PROVIDED DATA:
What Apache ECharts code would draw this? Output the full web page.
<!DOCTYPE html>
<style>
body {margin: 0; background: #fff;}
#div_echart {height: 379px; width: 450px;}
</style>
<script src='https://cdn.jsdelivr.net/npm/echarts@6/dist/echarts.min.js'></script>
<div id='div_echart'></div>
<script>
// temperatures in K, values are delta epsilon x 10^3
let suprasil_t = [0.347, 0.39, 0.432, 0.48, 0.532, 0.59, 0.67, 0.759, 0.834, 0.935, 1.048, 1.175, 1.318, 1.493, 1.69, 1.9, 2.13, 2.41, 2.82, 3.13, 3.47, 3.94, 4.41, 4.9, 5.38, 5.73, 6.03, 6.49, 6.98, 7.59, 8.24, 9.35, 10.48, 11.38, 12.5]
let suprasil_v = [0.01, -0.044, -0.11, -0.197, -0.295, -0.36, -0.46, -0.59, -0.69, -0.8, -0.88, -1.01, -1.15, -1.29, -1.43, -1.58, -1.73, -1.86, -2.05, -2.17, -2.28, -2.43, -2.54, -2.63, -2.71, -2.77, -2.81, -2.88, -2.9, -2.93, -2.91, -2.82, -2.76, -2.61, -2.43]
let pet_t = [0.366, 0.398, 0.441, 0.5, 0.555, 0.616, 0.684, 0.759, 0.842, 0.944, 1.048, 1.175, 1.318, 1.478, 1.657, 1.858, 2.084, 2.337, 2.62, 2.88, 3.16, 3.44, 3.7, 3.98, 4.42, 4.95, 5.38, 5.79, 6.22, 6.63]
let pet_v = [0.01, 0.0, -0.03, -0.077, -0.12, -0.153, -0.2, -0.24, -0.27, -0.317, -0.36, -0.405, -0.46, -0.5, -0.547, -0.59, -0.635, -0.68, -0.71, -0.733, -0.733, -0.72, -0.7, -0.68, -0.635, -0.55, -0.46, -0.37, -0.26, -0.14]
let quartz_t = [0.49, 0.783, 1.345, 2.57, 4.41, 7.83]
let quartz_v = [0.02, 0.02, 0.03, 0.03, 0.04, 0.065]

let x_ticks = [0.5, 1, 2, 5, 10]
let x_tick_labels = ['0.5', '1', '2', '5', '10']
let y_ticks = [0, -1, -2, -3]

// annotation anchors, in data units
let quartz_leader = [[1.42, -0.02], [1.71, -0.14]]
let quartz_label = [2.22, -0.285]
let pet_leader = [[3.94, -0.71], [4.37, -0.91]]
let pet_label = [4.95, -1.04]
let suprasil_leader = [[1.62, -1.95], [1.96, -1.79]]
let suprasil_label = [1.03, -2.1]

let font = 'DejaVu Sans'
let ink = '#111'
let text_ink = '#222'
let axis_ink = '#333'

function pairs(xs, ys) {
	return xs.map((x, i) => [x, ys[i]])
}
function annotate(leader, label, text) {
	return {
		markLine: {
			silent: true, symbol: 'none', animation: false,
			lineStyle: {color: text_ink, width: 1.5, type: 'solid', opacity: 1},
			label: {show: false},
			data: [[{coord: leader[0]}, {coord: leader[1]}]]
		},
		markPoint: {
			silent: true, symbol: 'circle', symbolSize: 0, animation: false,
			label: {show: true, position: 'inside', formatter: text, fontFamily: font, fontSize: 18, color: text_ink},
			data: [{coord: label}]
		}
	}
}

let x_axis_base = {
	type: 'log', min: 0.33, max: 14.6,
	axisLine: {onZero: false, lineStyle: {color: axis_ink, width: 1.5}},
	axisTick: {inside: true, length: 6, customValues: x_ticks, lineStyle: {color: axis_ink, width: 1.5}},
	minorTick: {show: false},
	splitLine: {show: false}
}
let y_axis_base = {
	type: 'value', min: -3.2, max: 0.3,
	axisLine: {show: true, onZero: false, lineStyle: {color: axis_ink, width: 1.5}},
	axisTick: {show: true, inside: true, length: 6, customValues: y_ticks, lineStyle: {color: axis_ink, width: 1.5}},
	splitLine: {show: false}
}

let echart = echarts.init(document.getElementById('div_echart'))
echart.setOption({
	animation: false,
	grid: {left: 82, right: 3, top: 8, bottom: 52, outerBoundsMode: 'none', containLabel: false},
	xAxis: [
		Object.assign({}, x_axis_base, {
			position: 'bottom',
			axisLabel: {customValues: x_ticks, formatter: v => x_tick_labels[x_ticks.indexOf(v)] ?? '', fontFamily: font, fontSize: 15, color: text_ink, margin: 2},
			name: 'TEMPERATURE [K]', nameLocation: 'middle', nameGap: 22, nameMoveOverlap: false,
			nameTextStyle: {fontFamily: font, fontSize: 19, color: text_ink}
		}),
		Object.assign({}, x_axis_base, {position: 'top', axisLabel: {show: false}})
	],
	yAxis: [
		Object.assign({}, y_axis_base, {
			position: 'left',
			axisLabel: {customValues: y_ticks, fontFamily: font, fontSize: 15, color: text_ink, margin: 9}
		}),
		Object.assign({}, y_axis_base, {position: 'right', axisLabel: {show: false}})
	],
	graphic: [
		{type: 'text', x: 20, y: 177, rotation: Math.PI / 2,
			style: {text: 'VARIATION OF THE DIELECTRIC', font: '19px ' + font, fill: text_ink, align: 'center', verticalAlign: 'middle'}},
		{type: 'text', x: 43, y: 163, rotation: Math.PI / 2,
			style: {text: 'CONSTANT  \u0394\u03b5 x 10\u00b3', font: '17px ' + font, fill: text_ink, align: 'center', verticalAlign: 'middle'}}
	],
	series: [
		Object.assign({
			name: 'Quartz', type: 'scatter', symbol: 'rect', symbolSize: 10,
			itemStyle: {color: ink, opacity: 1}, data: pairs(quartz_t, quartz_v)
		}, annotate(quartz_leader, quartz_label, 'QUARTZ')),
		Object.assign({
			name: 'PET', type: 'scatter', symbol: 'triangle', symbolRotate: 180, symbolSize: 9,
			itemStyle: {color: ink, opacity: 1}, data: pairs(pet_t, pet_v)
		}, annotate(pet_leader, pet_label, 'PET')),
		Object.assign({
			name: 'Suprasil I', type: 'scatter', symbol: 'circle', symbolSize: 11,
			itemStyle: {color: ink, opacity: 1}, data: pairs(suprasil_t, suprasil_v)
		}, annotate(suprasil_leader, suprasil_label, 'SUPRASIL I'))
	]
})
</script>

EXERCISE DIRECTIONS: Exactly as they appear, please write out the lines from the opening of the listing above down to the line containing "let axis_ink = '#333'", with both end lines included.

OUTPUT:
What Apache ECharts code would draw this? Output the full web page.
<!DOCTYPE html>
<style>
body {margin: 0; background: #fff;}
#div_echart {height: 379px; width: 450px;}
</style>
<script src='https://cdn.jsdelivr.net/npm/echarts@6/dist/echarts.min.js'></script>
<div id='div_echart'></div>
<script>
// temperatures in K, values are delta epsilon x 10^3
let suprasil_t = [0.347, 0.39, 0.432, 0.48, 0.532, 0.59, 0.67, 0.759, 0.834, 0.935, 1.048, 1.175, 1.318, 1.493, 1.69, 1.9, 2.13, 2.41, 2.82, 3.13, 3.47, 3.94, 4.41, 4.9, 5.38, 5.73, 6.03, 6.49, 6.98, 7.59, 8.24, 9.35, 10.48, 11.38, 12.5]
let suprasil_v = [0.01, -0.044, -0.11, -0.197, -0.295, -0.36, -0.46, -0.59, -0.69, -0.8, -0.88, -1.01, -1.15, -1.29, -1.43, -1.58, -1.73, -1.86, -2.05, -2.17, -2.28, -2.43, -2.54, -2.63, -2.71, -2.77, -2.81, -2.88, -2.9, -2.93, -2.91, -2.82, -2.76, -2.61, -2.43]
let pet_t = [0.366, 0.398, 0.441, 0.5, 0.555, 0.616, 0.684, 0.759, 0.842, 0.944, 1.048, 1.175, 1.318, 1.478, 1.657, 1.858, 2.084, 2.337, 2.62, 2.88, 3.16, 3.44, 3.7, 3.98, 4.42, 4.95, 5.38, 5.79, 6.22, 6.63]
let pet_v = [0.01, 0.0, -0.03, -0.077, -0.12, -0.153, -0.2, -0.24, -0.27, -0.317, -0.36, -0.405, -0.46, -0.5, -0.547, -0.59, -0.635, -0.68, -0.71, -0.733, -0.733, -0.72, -0.7, -0.68, -0.635, -0.55, -0.46, -0.37, -0.26, -0.14]
let quartz_t = [0.49, 0.783, 1.345, 2.57, 4.41, 7.83]
let quartz_v = [0.02, 0.02, 0.03, 0.03, 0.04, 0.065]

let x_ticks = [0.5, 1, 2, 5, 10]
let x_tick_labels = ['0.5', '1', '2', '5', '10']
let y_ticks = [0, -1, -2, -3]

// annotation anchors, in data units
let quartz_leader = [[1.42, -0.02], [1.71, -0.14]]
let quartz_label = [2.22, -0.285]
let pet_leader = [[3.94, -0.71], [4.37, -0.91]]
let pet_label = [4.95, -1.04]
let suprasil_leader = [[1.62, -1.95], [1.96, -1.79]]
let suprasil_label = [1.03, -2.1]

let font = 'DejaVu Sans'
let ink = '#111'
let text_ink = '#222'
let axis_ink = '#333'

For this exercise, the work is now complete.